- Operation Green Sweep: Part of the war on drugs
| Date | November July 29, 1990 – August 9, 1990 |
| Location | King Range National Conservation Area, Petrolia, California |
| Result | 12 tons of growing equipment and 1400 marijuana plants were eradicated from federal land |

Belligerents
- United States: Illicit trafficking operators and marijuana growers

Commanders and leaders
- Robert C. Thrasher CANG Roger Bruckner BLM: No organizational structure

Strength
- 60 BLM agents, 110 California National Guardsmen and 60 7th Infantry U.S. Army soldiers, 7 Blackhawk helicopters, and 9 trucks: Unknown

= Operation Green Sweep =

Drug raids

Operation Green Sweep was a series of drug raids conducted by over 200 United States Army soldiers, National Guardsmen, and federal agents in Humboldt County, California. The operation was the first time active-duty troops were used to combat marijuana growing in the United States. The joint federal and state operation led by the Bureau of Land Management was centered around eradicating marijuana and removing agribusiness paraphernalia from the King Range National Conservation Area, federal land administered by BLM near Petrolia, California.
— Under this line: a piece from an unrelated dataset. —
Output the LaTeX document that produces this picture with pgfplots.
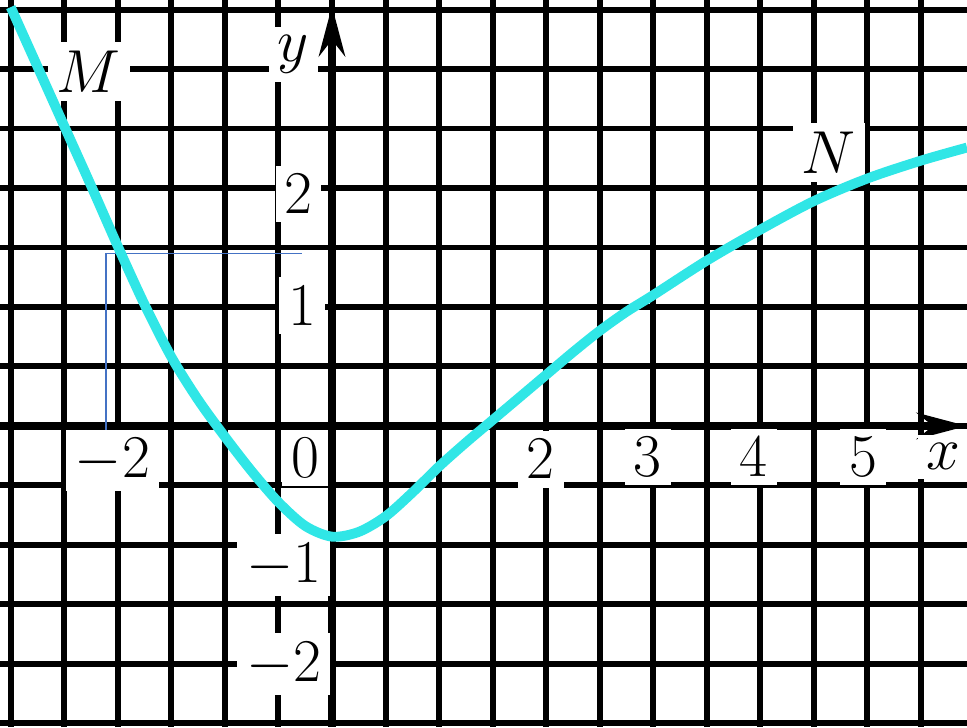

On July 29, 1990, a joint task force converged at a base camp in Humboldt County for what is known as Operation Green Sweep. The operation was led by the Bureau of Land Management and consisted of approximately 60 drug law enforcement agents, 110 California National Guardsmen and 60 regular U.S. Army soldiers from the 7th Infantry Division, the same unit that was used in the invasion of Panama during the previous December. This marked the first time that the government had ever used military force against its own citizens in a drug operation. It also established that law enforcement officials—now cooperating with U.S. military forces—have the ability to search, seize and detain, without warrant or probable cause, in the war on drugs. Property may be seized regardless of evidence and forfeited to the state or federal government without regards to the Fourth Amendment.

A contingent of 200 military troops conducted a massive marijuana eradication program where military helicopters flew overhead surveying residents, homes, and fields, and conducted road blocks, interrogations, and detentions. Violent demonstrations by Humboldt County locals against Green Sweep broke out. The first day of the raid resulted in the seizure of 200 marijuana plants and 700 pounds of farming equipment. Two eradication teams were deployed the very next day and seized a further 523 plants.

Eradication continued on August 1, resulting in 683 plants and 2.6 tons of growing paraphernalia confiscated from the local farmers. Local citizens began attempts to disrupt military communications in order to slow the progress of the raid, the military responded by introducing code words into Task Force radio nets. The operation continued several more days in August. The public continued to protest (sometimes violently) the actions of the military and federal officials. On August 3, local residents threatened a military laundry unit with a pistol and another group fired shots at a UH-60 helicopter.

Though the operation was scheduled to continue until August 10 all operations ceased on August 5, most likely due to the escalating demonstrations. The results from the property seized during Operation Green Sweep were: 1400 marijuana plants (worth approximately $2000 each) and 12 tons of growing equipment.